Energy firm Ineos is threatening to take legal action against the National Trust so it can carry out a fracking survey on its land.

The company said it had been trying for almost a year to get permission for a seismic survey at Clumber Park in Nottinghamshire.

Ineos said it has repeatedly tried to arrange a meeting, adding that the Trust refuses to speak to the company.

“If the National Trust refuses to change its position, Ineos will have no choice but to write to the Oil and Gas Authority, asking for permission to seek a court order enforcing its rights to carry out these surveys on National Trust land,” said a statement.

Corporate affairs director Tom Crotty told the Press Association the process would be “totally non evasive”, with virtually all the work done overground.

The East Midlands is a key area for potential shale gas extraction and Ineos already has permission from landowners around the Trust's park, he said.

The ability of Ineos to extract shale gas would be “significantly limited” if tests could not be carried out on the Trust's land, said Mr Crotty.

Ineos will decide its next move within weeks, depending on the Trust's response to a letter it received on Thursday.

Mr Crotty said Ineos needed to carry out the survey to get a full picture of the potential for shale gas extraction in the area.

Ineos said Government licences give the company a legal obligation to investigate shale gas deposits in areas around the country, including Clumber Park.

“The geological surveys are classed as non-intrusive. They involve the use of specialist trucks to create and record sound waves in order to map rocks deep underground.

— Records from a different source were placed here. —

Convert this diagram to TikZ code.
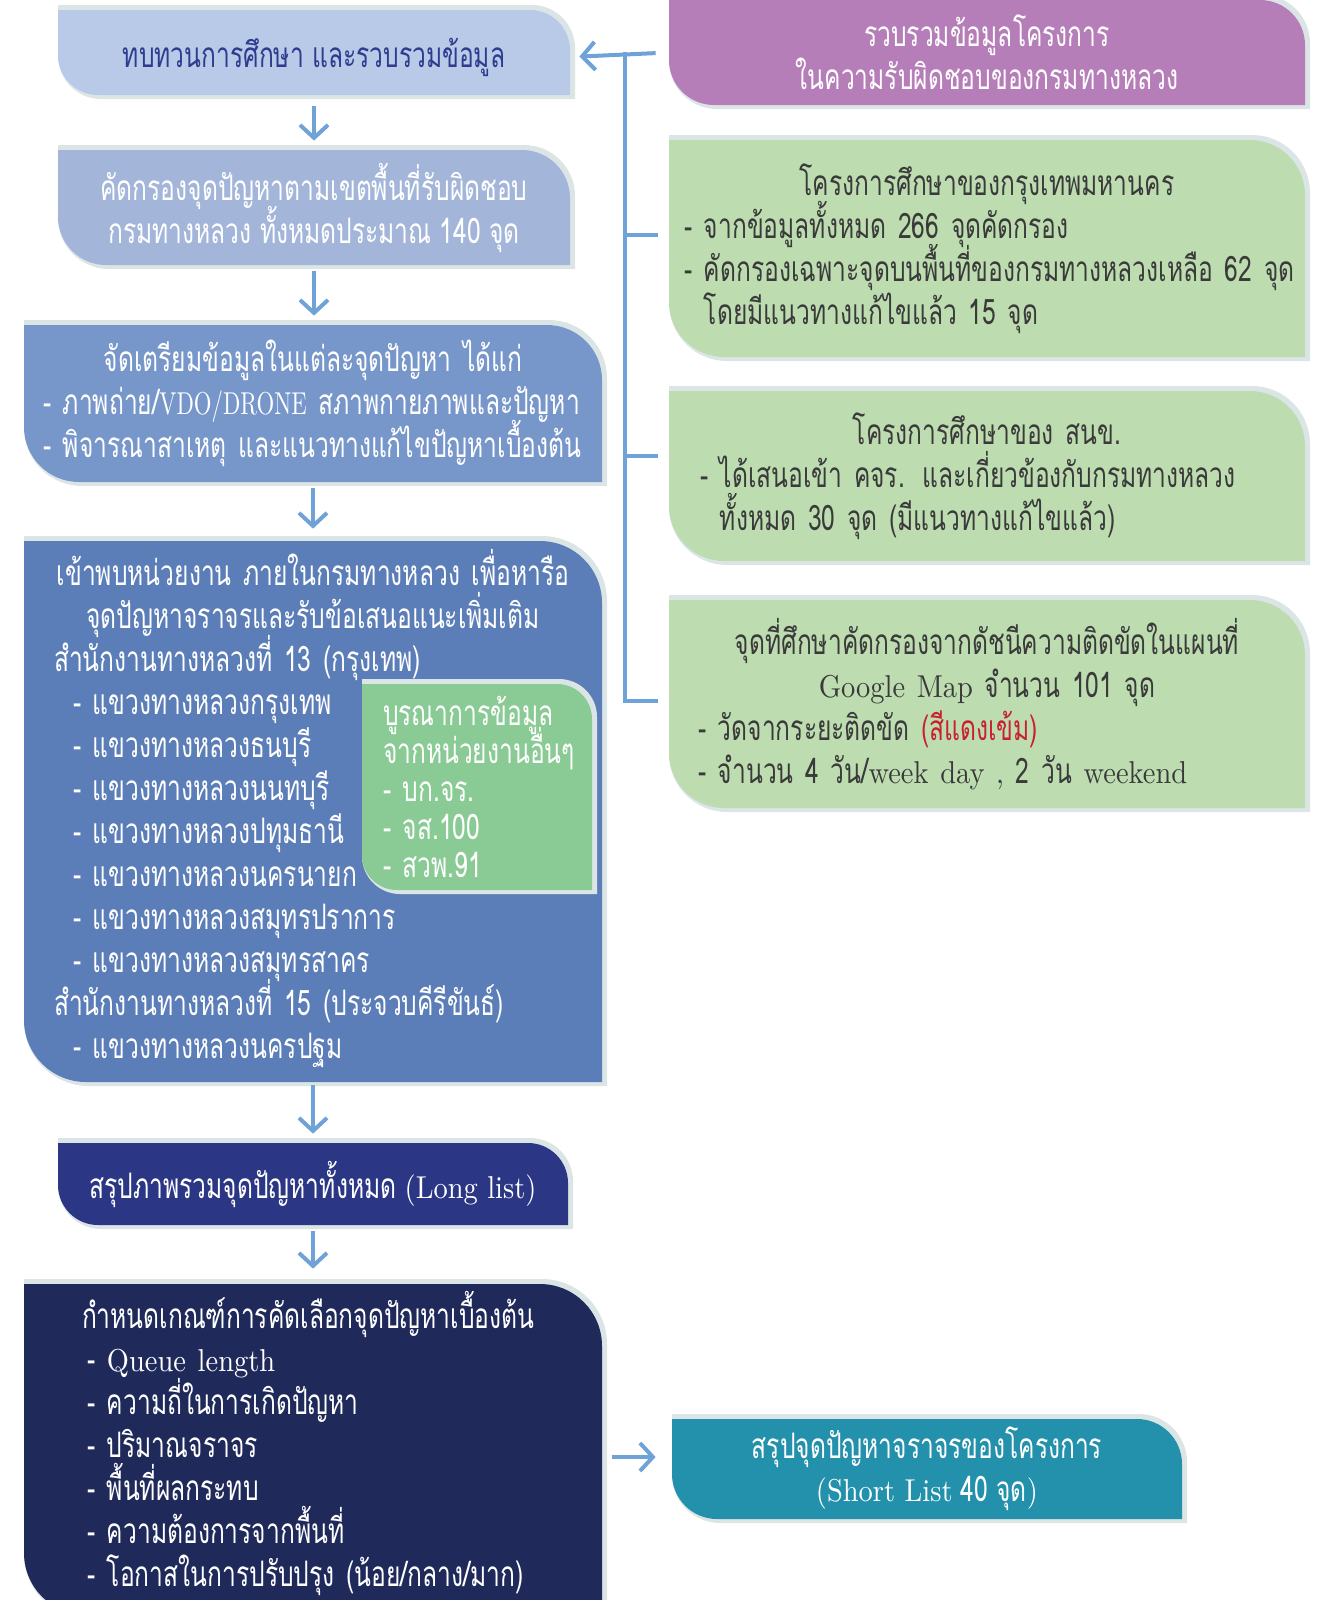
\documentclass[tikz,border=0pt]{standalone}
\usepackage{fontspec}
\usepackage{graphicx}
\newfontfamily\thaifont[Script=Thai, FakeStretch=0.70]{Loma}
\newfontfamily\latinfont[FakeStretch=0.9]{lmroman10-regular.otf}
\usetikzlibrary{arrows.meta}

\definecolor{linkblue}{HTML}{6FA3D8}
\definecolor{shadowcol}{HTML}{DCE5E6}
\definecolor{reviewfill}{HTML}{B9CAE8}
\definecolor{reviewtext}{HTML}{2D3C8E}
\definecolor{screenfill}{HTML}{A3B6DA}
\definecolor{preparefill}{HTML}{7797CA}
\definecolor{meetfill}{HTML}{5B7EB8}
\definecolor{otherfill}{HTML}{8ACB95}
\definecolor{longfill}{HTML}{2B3784}
\definecolor{critfill}{HTML}{1F2A5B}
\definecolor{shortfill}{HTML}{2391AC}
\definecolor{gatherfill}{HTML}{B67EB8}
\definecolor{studyfill}{HTML}{BDDDB1}
\definecolor{darktext}{HTML}{3A3A3A}
\definecolor{darkred}{HTML}{C8202E}

% box with rounded top-right and bottom-left corners
\newcommand\leafpath[5]{({#1},{#2}) -- ({(#3)-(#5)},{#2}) .. controls ({(#3)-0.448*(#5)},{#2}) and ({#3},{(#2)+0.448*(#5)}) .. ({#3},{(#2)+(#5)}) -- ({#3},{#4}) -- ({(#1)+(#5)},{#4}) .. controls ({(#1)+0.448*(#5)},{#4}) and ({#1},{(#4)-0.448*(#5)}) .. ({#1},{(#4)-(#5)}) -- cycle}
\newcommand\leafbox[9]{%
  \fill[shadowcol] \leafpath{#2}{(#3)-5}{(#4)+5}{(#5)+4}{(#6)+3};
  \fill[#7] \leafpath{#2}{#3}{#4}{#5}{#6};
  \node[boxtext, minimum width={((#4)-(#2))*0.02cm}, minimum height={((#5)-(#3))*0.02cm}, #8] (#1) at ({((#2)+(#4))/2},{((#3)+(#5))/2}) {#9};}
\newcommand\ctr[1]{\leavevmode\hbox to\hsize{\hfil#1\hfil}}
\newcommand\lat[1]{{\latinfont\fontsize{18}{24}\selectfont #1}}
\newcommand\latn[1]{\scalebox{0.8}[1]{\lat{#1}}}
\newcommand\ind{\hspace*{0.38cm}}
\newcommand\thaisize[2]{\thaifont\fontsize{#1}{#2}\selectfont\lineskiplimit=-100pt\hyphenpenalty=10000\hbadness=10000\hfuzz=200pt\relax}

\begin{document}
\begin{tikzpicture}[x=0.02cm, y=-0.02cm,
    boxtext/.style={inner sep=0pt, font=\thaisize{20}{24.5}},
    flow/.style={draw=linkblue, line width=0.08cm, -{Straight Barb[length=0.26cm, width=0.56cm]}},
    link/.style={draw=linkblue, line width=0.08cm}
  ]
  \useasboundingbox (0,0) rectangle (1325,1600);

  % left column
  \leafbox{review}{58}{10}{570}{95}{40}{reviewfill}{text=reviewtext, align=center, yshift=-0.09cm}{ทบทวนการศึกษา และรวบรวมข้อมูล}
  \leafbox{screen}{58}{150}{570}{265}{48}{screenfill}{text=white, align=center}{คัดกรองจุดปัญหาตามเขตพื้นที่รับผิดชอบ\\กรมทางหลวง ทั้งหมดประมาณ 140 จุด}
  \leafbox{prepare}{24}{325}{602}{482}{55}{preparefill}{text=white, align=left, text width=10.8cm}{\ctr{จัดเตรียมข้อมูลในแต่ละจุดปัญหา ได้แก่}\\\mbox{- ภาพถ่าย/\latn{VDO/DRONE} สภาพกายภาพและปัญหา}\\\mbox{- พิจารณาสาเหตุ และแนวทางแก้ไขปัญหาเบื้องต้น}}
  \leafbox{meeting}{24}{541}{602}{1082}{62}{meetfill}{text=white, align=left, text width=10.36cm, yshift=0.06cm}{\ctr{เข้าพบหน่วยงาน ภายในกรมทางหลวง เพื่อหารือ}\\\ctr{จุดปัญหาจราจรและรับข้อเสนอแนะเพิ่มเติม}\\\mbox{สำนักงานทางหลวงที่ 13 (กรุงเทพ)}\\\ind- แขวงทางหลวงกรุงเทพ\\\ind- แขวงทางหลวงธนบุรี\\\ind- แขวงทางหลวงนนทบุรี\\\ind- แขวงทางหลวงปทุมธานี\\\ind- แขวงทางหลวงนครนายก\\\ind- แขวงทางหลวงสมุทรปราการ\\\ind- แขวงทางหลวงสมุทรสาคร\\\mbox{สำนักงานทางหลวงที่ 15 (ประจวบคีรีขันธ์)}\\\ind- แขวงทางหลวงนครปฐม}
  \leafbox{others}{362}{684}{592}{890}{35}{otherfill}{text=white, align=left, text width=3.76cm, font=\thaisize{20}{21.6}}{บูรณาการข้อมูล\\จากหน่วยงานอื่นๆ\\- บก.จร.\\- จส.100\\- สวพ.91}
  \leafbox{longlist}{58}{1143}{568}{1225}{40}{longfill}{text=white, align=center}{สรุปภาพรวมจุดปัญหาทั้งหมด \lat{(Long list)}}
  \leafbox{criteria}{24}{1284}{602}{1615}{62}{critfill}{text=white, align=left, text width=9.24cm, yshift=0.12cm}{\mbox{กำหนดเกณฑ์การคัดเลือกจุดปัญหาเบื้องต้น}\\\hspace*{0.1cm}- \lat{Queue length}\\\hspace*{0.1cm}- ความถี่ในการเกิดปัญหา\\\hspace*{0.1cm}- ปริมาณจราจร\\\hspace*{0.1cm}- พื้นที่ผลกระทบ\\\hspace*{0.1cm}- ความต้องการจากพื้นที่\\\hspace*{0.1cm}\mbox{- โอกาสในการปรับปรุง (น้อย/กลาง/มาก)}}

  % right column
  \leafbox{gather}{669}{0}{1305}{105}{45}{gatherfill}{text=white, align=center}{รวบรวมข้อมูลโครงการ\\ในความรับผิดชอบของกรมทางหลวง}
  \leafbox{bangkok}{669}{140}{1305}{357}{55}{studyfill}{text=darktext, align=left, text width=12.12cm}{\ctr{โครงการศึกษาของกรุงเทพมหานคร}\\\mbox{- จากข้อมูลทั้งหมด 266 จุดคัดกรอง}\\\mbox{- คัดกรองเฉพาะจุดบนพื้นที่ของกรมทางหลวงเหลือ 62 จุด}\\\phantom{-~}\mbox{โดยมีแนวทางแก้ไขแล้ว 15 จุด}}
  \leafbox{otp}{669}{391}{1305}{561}{55}{studyfill}{text=darktext, align=left, text width=11.48cm}{\ctr{โครงการศึกษาของ สนข.}\\\mbox{- ได้เสนอเข้า คจร. และเกี่ยวข้องกับกรมทางหลวง}\\\phantom{-~}\mbox{ทั้งหมด 30 จุด (มีแนวทางแก้ไขแล้ว)}}
  \leafbox{gmap}{669}{600}{1305}{808}{55}{studyfill}{text=darktext, align=left, text width=11.56cm}{\ctr{จุดที่ศึกษาคัดกรองจากดัชนีความติดขัดในแผนที่}\\\ctr{\lat{Google Map} จำนวน 101 จุด}\\\mbox{- วัดจากระยะติดขัด \textcolor{darkred}{(สีแดงเข้ม)}}\\\mbox{- จำนวน 4 วัน/\lat{week day ,} 2 วัน \lat{weekend}}}
  \leafbox{shortlist}{672}{1419}{1182}{1519}{45}{shortfill}{text=white, align=center}{สรุปจุดปัญหาจราจรของโครงการ\\\lat{(Short List} 40 จุด\lat{)}}

  % flow down the left column
  \draw[flow, shorten <=0.12cm, shorten >=0.18cm] (review.south) -- (screen.north);
  \draw[flow, shorten <=0.12cm, shorten >=0.18cm] (screen.south) -- (screen.south |- prepare.north);
  \draw[flow, shorten <=0.12cm, shorten >=0.18cm] (prepare.south) -- (meeting.north);
  \draw[flow, shorten <=0.12cm, shorten >=0.18cm] (meeting.south) -- (longlist.north);
  \draw[flow, shorten <=0.12cm, shorten >=0.18cm] (longlist.south) -- (longlist.south |- criteria.north);
  \draw[flow, shorten <=0.2cm, shorten >=0.32cm] ([yshift=0.24cm]criteria.east |- shortlist.west) -- ([yshift=0.24cm]shortlist.west);

  % sources feeding the review
  \coordinate (bus) at (625,52);
  \draw[flow, shorten <=0.26cm, shorten >=0.18cm] (gather.west) -- (review.east);
  \draw[link, shorten >=0.22cm] (bus) |- ([yshift=0.27cm]bangkok.west);
  \draw[link, shorten >=0.22cm] (bus) |- ([yshift=0.4cm]otp.west);
  \draw[link, shorten >=0.22cm] (bus) |- ([yshift=0.06cm]gmap.west);
\end{tikzpicture}
\end{document}
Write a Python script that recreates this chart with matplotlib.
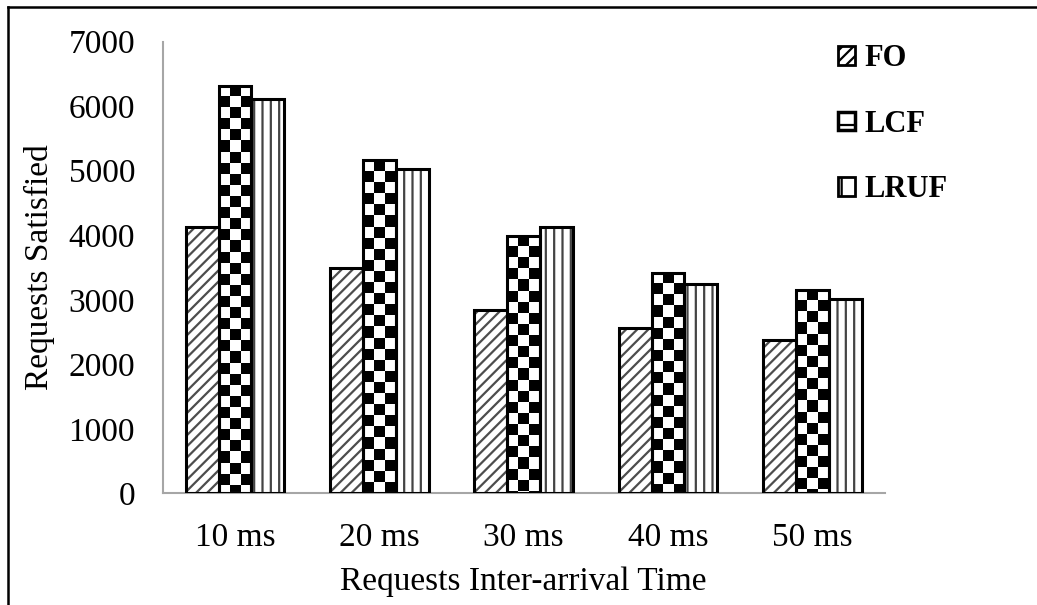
import numpy as np
import matplotlib
matplotlib.use("Agg")
import matplotlib.pyplot as plt
from matplotlib.patches import Patch
from matplotlib.lines import Line2D

categories = ["10 ms", "20 ms", "30 ms", "40 ms", "50 ms"]
series_names = ["FO", "LCF", "LRUF"]
fo = [4120, 3500, 2840, 2560, 2380]
lcf = [6320, 5160, 3990, 3410, 3150]
lruf = [6110, 5030, 4120, 3240, 3010]
yticks = [0, 1000, 2000, 3000, 4000, 5000, 6000, 7000]

plt.rcParams["font.family"] = ["Liberation Serif", "DejaVu Serif"]
plt.rcParams["hatch.linewidth"] = 1.6

fig = plt.figure(figsize=(10.37, 6.05), dpi=100)
ax = fig.add_axes([0.157, 0.1846, 0.696, 0.7465])

x = np.arange(len(categories))
bw = 0.228
offsets = [-bw, 0, bw]
spine_grey = "#a6a6a6"

# FO: dense diagonal hatch
ax.bar(x + offsets[0], fo, bw, facecolor="white", edgecolor="#4d4d4d",
       hatch="///", linewidth=0, zorder=2)
ax.bar(x + offsets[0], fo, bw, facecolor="none", edgecolor="black",
       linewidth=2.2, zorder=3)

# LCF: checkerboard fill clipped to each bar
lcf_bars = ax.bar(x + offsets[1], lcf, bw, facecolor="none", edgecolor="black",
                  linewidth=2.2, zorder=3)
cell_h = 172.0
for rect in lcf_bars:
    x0, w, h = rect.get_x(), rect.get_width(), rect.get_height()
    nrows = int(np.ceil(h / cell_h))
    board = np.add.outer(np.arange(nrows), np.arange(3)) % 2
    im = ax.imshow(board, extent=(x0, x0 + w, h - nrows * cell_h, h), origin="upper",
                   cmap="gray_r", interpolation="nearest", aspect="auto", zorder=2)
    im.set_clip_path(rect)

# LRUF: vertical line hatch
ax.bar(x + offsets[2], lruf, bw, facecolor="white", edgecolor="#444444",
       hatch="||", linewidth=0, zorder=2)
ax.bar(x + offsets[2], lruf, bw, facecolor="none", edgecolor="black",
       linewidth=2.2, zorder=3)

ax.set_xlim(-0.5, len(categories) - 0.5)
ax.set_ylim(0, 7000)
ax.set_aspect("auto")
ax.set_yticks(yticks)
ax.set_xticks(x)
ax.set_xticklabels(categories)
ax.tick_params(axis="both", length=0, labelsize=24)
ax.tick_params(axis="y", pad=20)
ax.tick_params(axis="x", pad=21)
for s in ["top", "right"]:
    ax.spines[s].set_visible(False)
for s in ["left", "bottom"]:
    ax.spines[s].set_color(spine_grey)
    ax.spines[s].set_linewidth(1.5)

ax.set_xlabel("Requests Inter-arrival Time", fontsize=24, labelpad=10)
ax.set_ylabel("Requests Satisfied", fontsize=24, labelpad=10)

handles = [
    Patch(facecolor="white", edgecolor="black", hatch="///", linewidth=2),
    Patch(facecolor="white", edgecolor="black", hatch="-", linewidth=2.5),
    Patch(facecolor="white", edgecolor="black", hatch="|", linewidth=2),
]
leg = fig.legend(handles, series_names, loc="upper left",
                 bbox_to_anchor=(838 / 1037, 1 - 44 / 605),
                 frameon=False, borderpad=0, borderaxespad=0,
                 handlelength=0.56, handleheight=0.56, handletextpad=0.3,
                 labelspacing=1.2, prop={"size": 22, "weight": "bold"})

# outer frame
fig.add_artist(Line2D([8 / 1037, 8 / 1037], [0, 1 - 7 / 605], color="black",
                      linewidth=1.8, transform=fig.transFigure))
fig.add_artist(Line2D([8 / 1037, 1], [1 - 7 / 605, 1 - 7 / 605], color="black",
                      linewidth=1.8, transform=fig.transFigure))

fig.savefig("out.png", dpi=100)
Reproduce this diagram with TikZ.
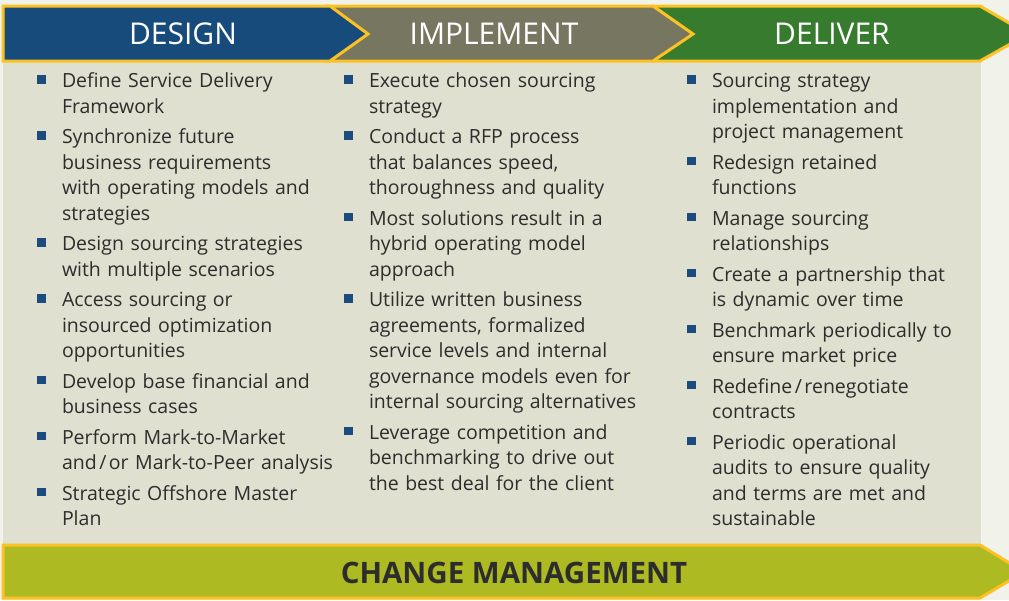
\documentclass[tikz,border=0pt]{standalone}
\usepackage{fontspec}
\setmainfont{Open Sans}
\usetikzlibrary{positioning}
\definecolor{pagebg}{RGB}{241,242,234}
\definecolor{panelbg}{RGB}{223,224,208}
\definecolor{designblue}{RGB}{23,75,123}
\definecolor{implementgrey}{RGB}{119,118,96}
\definecolor{delivergreen}{RGB}{55,123,46}
\definecolor{changelime}{RGB}{173,186,33}
\definecolor{edgeyellow}{RGB}{252,194,35}
\definecolor{bodytext}{RGB}{45,45,45}
\definecolor{bulletblue}{RGB}{27,76,125}

\newcommand{\itembullet}{\makebox[0pt][r]{\textcolor{bulletblue}{\rule[4pt]{9pt}{8.5pt}}\hspace{16pt}}}

\begin{document}
\begin{tikzpicture}[x=1pt, y=-1pt, node distance=5pt,
    every node/.style={inner sep=0pt, outer sep=0pt},
    bullettext/.style={anchor=north west, align=left, text width=#1, text=bodytext, font=\fontsize{19.5}{25.5}\selectfont},
    header/.style={text=white, font=\fontsize{30}{36}\selectfont},
    banner/.style={draw=edgeyellow, line width=3pt, line join=miter}]

        \useasboundingbox (0,0) rectangle (1009,600);
        \clip (0,0) rectangle (1009,600);
        \fill[pagebg] (0,0) rectangle (1009,600);

        % Light panel behind the columns
        \fill[panelbg] (3,60) rectangle (981,545);

        % Top banners, drawn right to left
        \filldraw[banner, fill=delivergreen] (653,6) -- (980,6) -- (1028,34) -- (980,61) -- (653,61) -- cycle;
        \filldraw[banner, fill=implementgrey] (327,6) -- (653,6) -- (693,34) -- (653,61) -- (327,61) -- cycle;
        \filldraw[banner, fill=designblue] (3,6) -- (330,6) -- (368,34) -- (330,61) -- (3,61) -- cycle;

        % Bottom banner
        \filldraw[banner, fill=changelime] (3,545) -- (980,545) -- (1024,572) -- (980,598) -- (3,598) -- cycle;

        \node[header] (design) at (183,34) {DESIGN};
        \node[header] (implement) at (494,34) {IMPLEMENT};
        \node[header] (deliver) at (832,34) {DELIVER};
        \node[text=bodytext, font=\fontsize{29.5}{36}\selectfont\bfseries] (change) at (514,573) {CHANGE MANAGEMENT};

        % Design column
        \node[bullettext=280pt] (d1) at (62,70) {\strut\itembullet Define Service Delivery\\Framework\strut};
        \node[bullettext=280pt, below=of d1] (d2) {\strut\itembullet Synchronize future\\business requirements\\with operating models and\\strategies\strut};
        \node[bullettext=280pt, below=of d2] (d3) {\strut\itembullet Design sourcing strategies\\with multiple scenarios\strut};
        \node[bullettext=280pt, below=of d3] (d4) {\strut\itembullet Access sourcing or\\insourced optimization\\opportunities\strut};
        \node[bullettext=280pt, below=of d4] (d5) {\strut\itembullet Develop base financial and\\business cases\strut};
        \node[bullettext=280pt, below=of d5] (d6) {\strut\itembullet Perform Mark-to-Market\\and\kern2.5pt/\kern2.5pt or Mark-to-Peer analysis\strut};
        \node[bullettext=280pt, below=of d6] (d7) {\strut\itembullet Strategic Offshore Master\\Plan\strut};

        % Implement column
        \node[bullettext=300pt] (i1) at (369,70) {\strut\itembullet Execute chosen sourcing\\strategy\strut};
        \node[bullettext=300pt, below=of i1] (i2) {\strut\itembullet Conduct a RFP process\\that balances speed,\\thoroughness and quality\strut};
        \node[bullettext=300pt, below=of i2] (i3) {\strut\itembullet Most solutions result in a\\hybrid operating model\\approach\strut};
        \node[bullettext=300pt, below=of i3] (i4) {\strut\itembullet Utilize written business\\agreements, formalized\\service levels and internal\\governance models even for\\internal sourcing alternatives\strut};
        \node[bullettext=300pt, below=of i4] (i5) {\strut\itembullet Leverage competition and\\benchmarking to drive out\\the best deal for the client\strut};

        % Deliver column
        \node[bullettext=290pt] (v1) at (712,70) {\strut\itembullet Sourcing strategy\\implementation and\\project management\strut};
        \node[bullettext=290pt, below=of v1] (v2) {\strut\itembullet Redesign retained\\functions\strut};
        \node[bullettext=290pt, below=of v2] (v3) {\strut\itembullet Manage sourcing\\relationships\strut};
        \node[bullettext=290pt, below=of v3] (v4) {\strut\itembullet Create a partnership that\\is dynamic over time\strut};
        \node[bullettext=290pt, below=of v4] (v5) {\strut\itembullet Benchmark periodically to\\ensure market price\strut};
        \node[bullettext=290pt, below=of v5] (v6) {\strut\itembullet Redefine\kern2.5pt/\kern2.5pt renegotiate\\contracts\strut};
        \node[bullettext=290pt, below=of v6] (v7) {\strut\itembullet Periodic operational\\audits to ensure quality\\and terms are met and\\sustainable\strut};

\end{tikzpicture}
\end{document}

“The condition of the land is recorded before the survey and restored to the same condition afterwards.

“Ineos has agreed to share the results with the national archives for the benefit of the nation and future generations. Hundreds of other landowners have already agreed to the surveys,” said a statement.

Lynn Calder, commercial director of Ineos Shale, said: “The National Trust is taking an overtly political position against all fossil fuels.

“What it fails to recognise is that shale gas is 50% cleaner than coal and 30% cleaner than oil. The development of shale gas will actually reduce greenhouse gas emissions.

“We are developing a shale gas industry that is safe and essential for the UK and the economy. It is estimated that the industry will create tens of thousands of well-paid jobs and Ineos has pledged to give 6% of revenue to local people - potentially amounting to billions of pounds.”

Ineos has asked the National Trust to respond to its letter and agree to the surveys.

If that cannot be achieved the company will “reluctantly” have to pursue legal action.